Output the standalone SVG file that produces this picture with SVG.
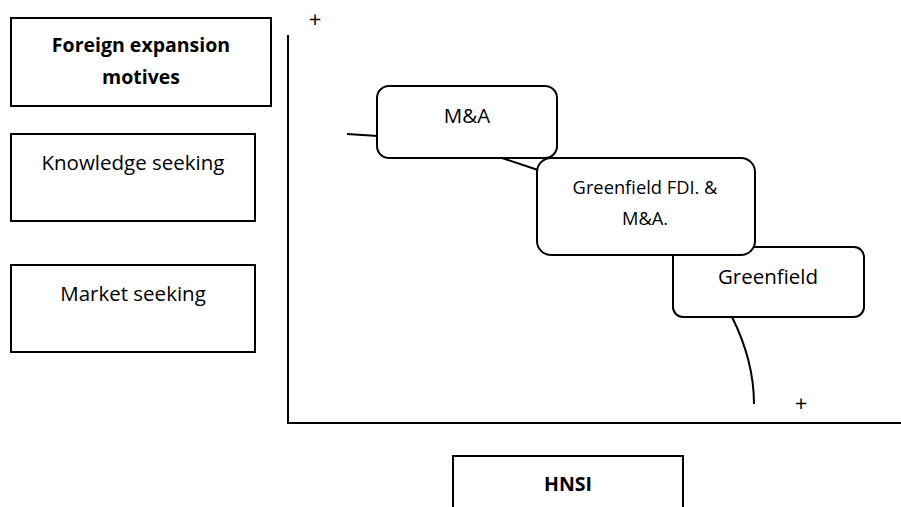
<svg xmlns="http://www.w3.org/2000/svg" width="901" height="507" viewBox="0 0 901 507">
<style>
.box{fill:#fff;stroke:#000;stroke-width:2}
.rbox{fill:#fff;stroke:#000;stroke-width:2}
.ln{fill:none;stroke:#000;stroke-width:2}
text{font-family:"Open Sans","Liberation Sans",sans-serif;fill:#000;text-anchor:middle}
.b{font-weight:bold;font-size:19.5px}
.n{font-size:20.5px}
.s{font-size:18.3px}
.p{font-size:22px}
</style>
<rect width="901" height="507" fill="#fff"/>
<g id="axes">
<line class="ln" x1="288" y1="35" x2="288" y2="424"/>
<line class="ln" x1="287" y1="423" x2="901" y2="423"/>
<text x="315" y="27" class="p">+</text>
<text x="801" y="411" class="p">+</text>
</g>
<g id="motives"><rect class="box" x="11" y="18" width="260" height="88"/>
<text class="b" x="141" y="52">Foreign expansion</text><text class="b" x="141" y="84">motives</text></g>
<g id="knowledge"><rect class="box" x="11" y="134" width="244" height="87"/>
<text class="n" x="133" y="170">Knowledge seeking</text></g>
<g id="market"><rect class="box" x="11" y="265" width="244" height="87"/>
<text class="n" x="133" y="301">Market seeking</text></g>
<g id="connectors">
<line class="ln" x1="347" y1="134" x2="378" y2="136"/>
<line class="ln" x1="502" y1="158" x2="538" y2="170"/>
<path class="ln" d="M732,317 C746,345 754,375 754,404"/>
</g>
<g id="ma"><rect class="rbox" x="377" y="86" width="180" height="72" rx="12"/>
<text class="n" x="467" y="123">M&amp;A</text></g>
<g id="greenfield"><rect class="rbox" x="673" y="247" width="191" height="70" rx="10"/>
<text class="n" x="768" y="284">Greenfield</text></g>
<g id="fdi"><rect class="rbox" x="537" y="158" width="218" height="97" rx="14"/>
<text class="s" x="645" y="194">Greenfield FDI. &amp;</text><text class="s" x="645" y="225">M&amp;A.</text></g>
<g id="hnsi"><rect class="box" x="453" y="456" width="230" height="60"/>
<text class="b" x="568" y="491">HNSI</text></g>
</svg>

========================================================================

__TASK DETAILS__
Make an exact reproduction of the listing above, without any pictures.

__SOLUTION FOR THIS EXERCISE__
Output the standalone SVG file that produces this picture with SVG.
<svg xmlns="http://www.w3.org/2000/svg" width="901" height="507" viewBox="0 0 901 507">
<style>
.box{fill:#fff;stroke:#000;stroke-width:2}
.rbox{fill:#fff;stroke:#000;stroke-width:2}
.ln{fill:none;stroke:#000;stroke-width:2}
text{font-family:"Open Sans","Liberation Sans",sans-serif;fill:#000;text-anchor:middle}
.b{font-weight:bold;font-size:19.5px}
.n{font-size:20.5px}
.s{font-size:18.3px}
.p{font-size:22px}
</style>
<rect width="901" height="507" fill="#fff"/>
<g id="axes">
<line class="ln" x1="288" y1="35" x2="288" y2="424"/>
<line class="ln" x1="287" y1="423" x2="901" y2="423"/>
<text x="315" y="27" class="p">+</text>
<text x="801" y="411" class="p">+</text>
</g>
<g id="motives"><rect class="box" x="11" y="18" width="260" height="88"/>
<text class="b" x="141" y="52">Foreign expansion</text><text class="b" x="141" y="84">motives</text></g>
<g id="knowledge"><rect class="box" x="11" y="134" width="244" height="87"/>
<text class="n" x="133" y="170">Knowledge seeking</text></g>
<g id="market"><rect class="box" x="11" y="265" width="244" height="87"/>
<text class="n" x="133" y="301">Market seeking</text></g>
<g id="connectors">
<line class="ln" x1="347" y1="134" x2="378" y2="136"/>
<line class="ln" x1="502" y1="158" x2="538" y2="170"/>
<path class="ln" d="M732,317 C746,345 754,375 754,404"/>
</g>
<g id="ma"><rect class="rbox" x="377" y="86" width="180" height="72" rx="12"/>
<text class="n" x="467" y="123">M&amp;A</text></g>
<g id="greenfield"><rect class="rbox" x="673" y="247" width="191" height="70" rx="10"/>
<text class="n" x="768" y="284">Greenfield</text></g>
<g id="fdi"><rect class="rbox" x="537" y="158" width="218" height="97" rx="14"/>
<text class="s" x="645" y="194">Greenfield FDI. &amp;</text><text class="s" x="645" y="225">M&amp;A.</text></g>
<g id="hnsi"><rect class="box" x="453" y="456" width="230" height="60"/>
<text class="b" x="568" y="491">HNSI</text></g>
</svg>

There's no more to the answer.